The Atkins diet, the paleo diet, and the raw food diet are only a few of the fads that continue to circulate the web, glaring into the eyes of susceptible young women and children. This culture of dieting is actually contributing to a generation of individuals who place more value on being “thin” rather than being healthy. “Healthy” is a subjective word; “healthy” looks different on everyone.
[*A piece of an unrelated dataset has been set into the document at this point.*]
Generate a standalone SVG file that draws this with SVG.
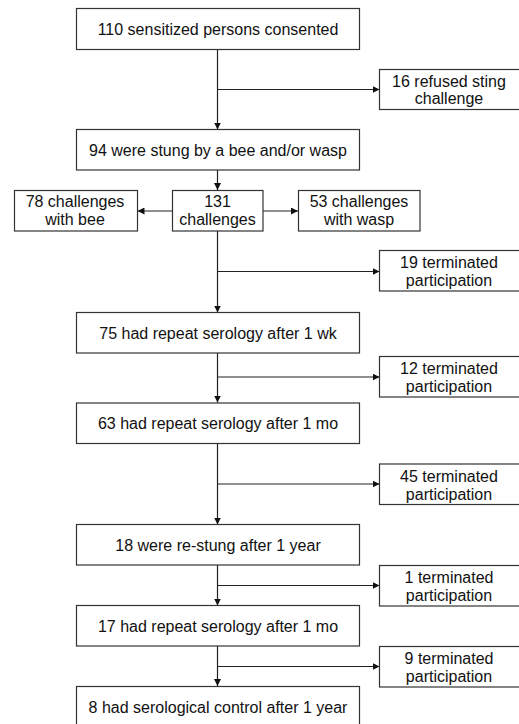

This is why it doesn’t make sense to enforce particular diets on an entire society of people. Diets, in general, are restrictive, but the idea of restricting everyone in the same way is ridiculous. I recently listened to a This American Life podcast titled “Tell Me I’m Fat,” which featured multiple stories centered around the culture of hatred surrounding fat people in today’s society and America’s especially. One of the stories–set in the 1970s at Oral Roberts University–featured their aerobic program that forced students to exercise and diet in order to gain a certain amount of points. Since the college’s ideal was that of people who remained concerned with their health and wellness, they even went as far as to create a weight limit on the students allowed to participate in and graduate from their college. For example, if someone came back from summer break two pounds overweight, they were sent home on a mission to lose it.

It may seem as though this story is obscure and would never happen today, except it does. Maybe it doesn’t happen on such a large scale as the college scandal, but the ever-pressing diet and exercise patterns forced upon children and teens is overbearing and, ultimately, discrimination. People need to learn to accept that everyone comes in all different shapes and sizes. Everyone is different, and that is okay.

Enforcing diets on people won’t create a society of perfect bodies; it will create a society of unnecessary self-hatred.